For most people, the holidays can be a time fraught with memories and a profound senses of loss. Hardee said that his favorite memories are simple: "The memory of spending time with loved ones that I've lost, those times were the best. Those are the best memories, so that's that."

Hardee has taken a circuitous route to the Jets, in terms of the position he plays and the manner in which he ended up as one of the game's premier gunners.

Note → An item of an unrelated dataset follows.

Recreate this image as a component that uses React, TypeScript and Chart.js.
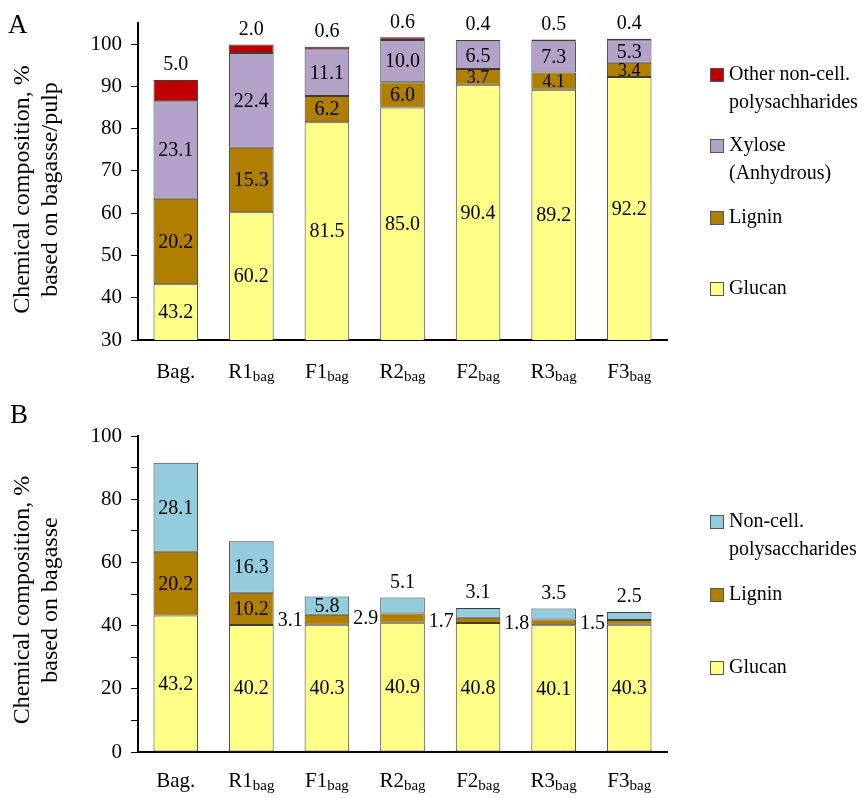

"Hardee is probably one of the best in football at that position," Jets HC Robert Saleh said last month. "On top of it, his leadership skills, his deliberateness, his veteran presence, he's everything that you would want out of a football player from a character standpoint. As a gunner, which is a very underrated position, and one of my favorites because it represents manhood, he's pretty darn good at it."

For a coach not usually prone to hyperbole, that's indeed high praise. But as an undrafted free agent, Hardee knew his path could and would be rocky.

"When I got in the NFL, I was an offensive guy, I really didn't play much senior year in college," Hardee said. "The team we're playing this week is where I started off as a wide receiver. There was a time when I just felt like there was nothing left for me to do, I had to throw my body in there, either do that or I would be home. I wouldn't have a story in the NFL. I knew that I had to feed my family and I felt like that was my way. They're [gunners] the elite guys at their position, knowing that there's only one or two per team. If I do something, I want to be the best at it."

In his first two weeks with the Texans, Hardee struggled with a hamstring injury but was kept around by HC Bill O'Brien. He stayed through the summer working with strength and conditioning coaches, got into a preseason game late as a special teams player, for three reps. The next day he sought out the ST coach and, with tears in his eyes he said, asked what more could he do to earn more reps.

"He was stunned and said it was 'very professional, you show hard work every day,' " Hardee said. " 'The next game we'll get you more reps.' I went from last on depth chart to second team, I was glad about the progression and he was impressed that I really cared that much."

He said that he seemed to solidify his place when a teammate looked tired. "The coach was looking around and said 'Hardee, get in there. Go in and make a play.' "

Hardee added: "Good stuff. I get another rep. Hardee fights and still makes that play. By this time I feel like my life has changed, I'm getting an opportunity. My confidence is through the roof. Hardee get another rep, makes another play. Three punts back-to-back as the gunner and the coach tells me I've shown enough and can go sit down."

That euphoria didn't last long because Hardee was cut by Houston. His agent soon called and said that New Orleans was interested. There was only one question: Could he play defensive back?

"I say, 'yeah, sign me up,' "he said. "I spent two weeks on the practice squad, got a chance in Week 3 after I go knocking on [HC] Sean Payton's door. I said 'hey coach I appreciate everything, but I feel what I bring to table can benefit this team.' The coach gives me and opportunity. I take full advantage of it. The rest is history."

In Week 9 of the 2017 season, Hardee sent a message that he was here to stay as an elite special teams player when he blocked a punt by Bryan Anger and returned it for a touchdown in a 30-10 win over the Buccaneers. The played earned him the NFC Special Teams Player of the Week award.

"It's all about being grateful at the opportunities and taking full advantage of every single one you have because it can be taken away in a breath," Hardee said. "It's about being passionate about what you do and about who you are doing it for, being able to take your game and mind to next level. This game is so much mental. I try to prepare myself mentally every day and give all I got."

All that said, Hardee's thoughts -- and motivation -- are wound up in the passing of his friend Bogard, only 27, who played at Ohio State and was an assistant coach at Elyria (OH) High School.

"It's let you know that life is real," Hardee said. "One day you can be gone, so live life to fullest and never take anything for granted. He [Bogard] changed my whole perspective on this season. This year is difficult, it's a rebuilding year, but I'm keeping the faith and have a positive attitude. I know our head coach has a plan, and I'm all in on the plan. I walk in with a smile on my face because of him. I haven't been down. I lost him a few weeks ago. It's been tough. Just stay positive and be happy."